For three years, Dunhill was helmed by Kim Jones, before he left in 2011 for Louis Vuitton. “That was another time and space,” insists Maag, while admitting that post-Jones, a studio team created the design, “which was tough.”
“Mark Weston started with me in April 2017, and we started on floor sets on September 1, a brand-new delivery for that month. A 360-approach, we shot the set, it went in ads, in social media, in windows and we trained everyone how to handle it. Then, two months later, we had another one. We did six in the first year, and now we will do eight. It gives a reason to go into our stores and on Dunhill.com. You need that newness!”
On the Paris runway, Weston showed an impressive series of hip yet grown-up fashion: six-button, double-breasted jackets with broad lapels; elongated trousers; long-lapel wrap-around casual jacket. All cool yet very flattering.
“When I first hired Mark I said we not doing show, but there was a point of inflection when we realized that to compete with our peers, and to be up against them,” he explains, stressing that contemporary men frequently watch shows online and then go to department stores with their mobile phones demanding specific runway looks.
“Men didn’t used to do that!” he practically shouts.
Dunhill also works closely with Google Analytics to strengthen Dunhill’s “most important store, our website.”
In a digital-first approach – a team huddles every Monday morning at noon. Maag has installed localized digital teams in Japan and China building the site in the local languages.

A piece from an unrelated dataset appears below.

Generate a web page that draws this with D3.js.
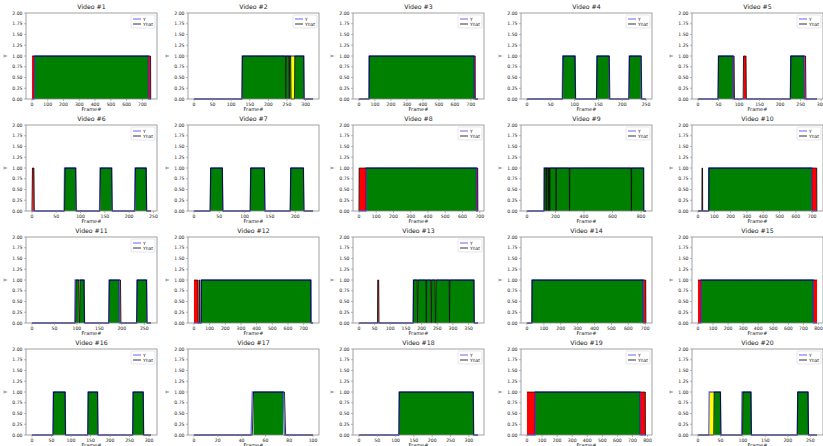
<!DOCTYPE html>
<html>
<head>
<meta charset="utf-8">
<script src="https://cdn.jsdelivr.net/npm/d3@7"></script>
<style>
  body { margin: 0; background: #fff; }
  text { font-family: "DejaVu Sans", sans-serif; fill: #222; font-weight: normal; }
</style>
</head>
<body>
<svg id="chart" width="823" height="446"></svg>
<script>
// Data section *****************************************************************
const videoIds = d3.range(1, 21);

// last frame number of each video
const frameCounts = [755, 320, 745, 250, 290, 245, 235, 690, 835, 730,
                     265, 760, 380, 705, 790, 305, 100, 325, 790, 265];

// spacing of the x tick labels
const tickSteps = [100, 50, 100, 50, 50, 50, 50, 100, 200, 100,
                   50, 100, 50, 100, 100, 50, 20, 50, 100, 50];

// frames where Y = 1 (ground truth)
const yOn = [
  [[15, 738]],
  [[130, 295]],
  [[64, 720]],
  [[75, 101], [147, 172], [215, 239]],
  [[50, 85], [226, 258]],
  [[67, 90], [140, 164], [212, 235]],
  [[33, 56], [112, 139], [191, 216]],
  [[42, 680]],
  [[120, 818]],
  [[66, 697]],
  [[96, 116], [172, 194], [234, 255]],
  [[47, 746]],
  [[174, 367]],
  [[30, 688]],
  [[22, 765]],
  [[55, 85], [144, 168], [259, 285]],
  [[49, 75]],
  [[110, 312]],
  [[55, 750]],
  [[25, 50], [98, 118], [222, 245]]
];

// frames where Yhat = 1 (prediction)
const yhatOn = [
  [[0, 752]],
  [[130, 246], [248, 255], [257, 260], [271, 295]],
  [[64, 727]],
  [[76, 101], [147, 173], [215, 240]],
  [[50, 88], [111, 117], [226, 262]],
  [[1, 4], [68, 90], [141, 164], [213, 235]],
  [[33, 56], [112, 139], [191, 216]],
  [[1, 688]],
  [[122, 134], [137, 148], [151, 158], [161, 203], [206, 297], [300, 731], [734, 818]],
  [[25, 28], [67, 728]],
  [[98, 104], [107, 116], [172, 197], [234, 255]],
  [[0, 25], [33, 37], [47, 746]],
  [[60, 63], [174, 186], [189, 214], [216, 229], [232, 243], [246, 288], [290, 367]],
  [[30, 703]],
  [[0, 790]],
  [[55, 85], [144, 168], [259, 285]],
  [[50, 76]],
  [[110, 312]],
  [[0, 785]],
  [[36, 50], [100, 118], [222, 245]]
];

const hasLegend = [true, true, true, true, true, true, false, true, true, true,
                   true, false, true, false, false, true, false, true, true, true];

const yTicks = [0, 0.25, 0.5, 0.75, 1, 1.25, 1.5, 1.75, 2];
const legendLabels = ["Y", "Yhat"];

// Layout *************************************************************************
const colLeft = [26, 188, 353, 521, 692];
const rowTop = [13, 125, 237, 349];
const axW = 131, axH = 86;

const fillColour = { tp: "green", fp: "red", fn: "yellow" };

const svg = d3.select("#chart");

videoIds.forEach((vid, i) => {
    const n = frameCounts[i];
    const left = colLeft[i % 5], top = rowTop[Math.floor(i / 5)];
    const g = svg.append("g").attr("transform", `translate(${left},${top})`);

    const x = d3.scaleLinear().domain([-0.05 * n, 1.05 * n]).range([0, axW]);
    const y = d3.scaleLinear().domain([0, 2]).range([axH, 0]);

    const inside = (list, f) => list.some(([a, b]) => f >= a && f <= b) ? 1 : 0;
    const frames = d3.range(0, n + 1);
    const yv = frames.map(f => inside(yOn[i], f));
    const hv = frames.map(f => inside(yhatOn[i], f));

    // Fill runs of frames by class (like fill_between with where=)
    const cls = frames.map((f, k) => yv[k] && hv[k] ? "tp" : (hv[k] ? "fp" : (yv[k] ? "fn" : null)));
    let start = 0;
    for (let k = 1; k <= frames.length; k++) {
        if (k === frames.length || cls[k] !== cls[start]) {
            if (cls[start] && k - 1 > start) {
                g.append("rect")
                    .attr("x", x(start))
                    .attr("y", y(1))
                    .attr("width", x(k - 1) - x(start))
                    .attr("height", y(0) - y(1))
                    .attr("fill", fillColour[cls[start]]);
            }
            start = k;
        }
    }

    const line = d3.line().x((d, k) => x(k)).y(d => y(d));
    g.append("path").attr("d", line(yv))
        .attr("fill", "none").attr("stroke", "blue").attr("stroke-opacity", 0.6).attr("stroke-width", 1.3);
    g.append("path").attr("d", line(hv))
        .attr("fill", "none").attr("stroke", "black").attr("stroke-opacity", 0.8).attr("stroke-width", 1);

    // Frame (spines)
    g.append("rect").attr("width", axW).attr("height", axH)
        .attr("fill", "none").attr("stroke", "#8a8a8a").attr("stroke-width", 0.8);

    // Y axis
    yTicks.forEach(t => {
        g.append("line").attr("x1", -2).attr("x2", 0).attr("y1", y(t)).attr("y2", y(t))
            .attr("stroke", "#8a8a8a").attr("stroke-width", 0.6);
        g.append("text").attr("x", -3.5).attr("y", y(t) + 1.6)
            .attr("text-anchor", "end").style("font-size", "4.6px").text(t.toFixed(2));
    });

    // X axis
    const xTicks = d3.range(0, 1.05 * n, tickSteps[i]).filter(t => x(t) <= axW + 0.5);
    xTicks.forEach(t => {
        g.append("line").attr("x1", x(t)).attr("x2", x(t)).attr("y1", axH).attr("y2", axH + 2)
            .attr("stroke", "#8a8a8a").attr("stroke-width", 0.6);
        g.append("text").attr("x", x(t)).attr("y", axH + 7)
            .attr("text-anchor", "middle").style("font-size", "4.6px").text(t);
    });

    g.append("text").attr("x", axW / 2).attr("y", axH + 12)
        .attr("text-anchor", "middle").style("font-size", "5px").text("Frame#");
    g.append("text").attr("transform", `translate(${-19},${axH / 2}) rotate(-90)`)
        .attr("text-anchor", "middle").style("font-size", "5px").text("Y");
    g.append("text").attr("x", axW / 2).attr("y", -4)
        .attr("text-anchor", "middle").style("font-size", "6.2px").text(`Video #${vid}`);

    // Legend
    if (hasLegend[i]) {
        const lg = g.append("g").attr("transform", `translate(${axW - 26},2)`);
        lg.append("rect").attr("width", 24).attr("height", 13).attr("rx", 1)
            .attr("fill", "#fff").attr("fill-opacity", 0.8)
            .attr("stroke", "#ccc").attr("stroke-width", 0.5);
        legendLabels.forEach((lab, k) => {
            lg.append("line").attr("x1", 2).attr("x2", 10).attr("y1", 4 + k * 5).attr("y2", 4 + k * 5)
                .attr("stroke", k === 0 ? "blue" : "black")
                .attr("stroke-opacity", k === 0 ? 0.6 : 0.8).attr("stroke-width", 1);
            lg.append("text").attr("x", 12).attr("y", 5.6 + k * 5)
                .style("font-size", "4.4px").text(lab);
        });
    }
});
</script>
</body>
</html>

“We used to translate but that was terrible. Locals hate that as they don’t feel you are talking to them. So, localization has taken Japan way up the charts digitally, from zero to hero. In percentage of sales, it is still in single figures, but 100% up from last year, and growing that way this year. In our store count, digital used to be 32. It is number nine this year, and it will be number one next year. It’s flying!” he enthuses.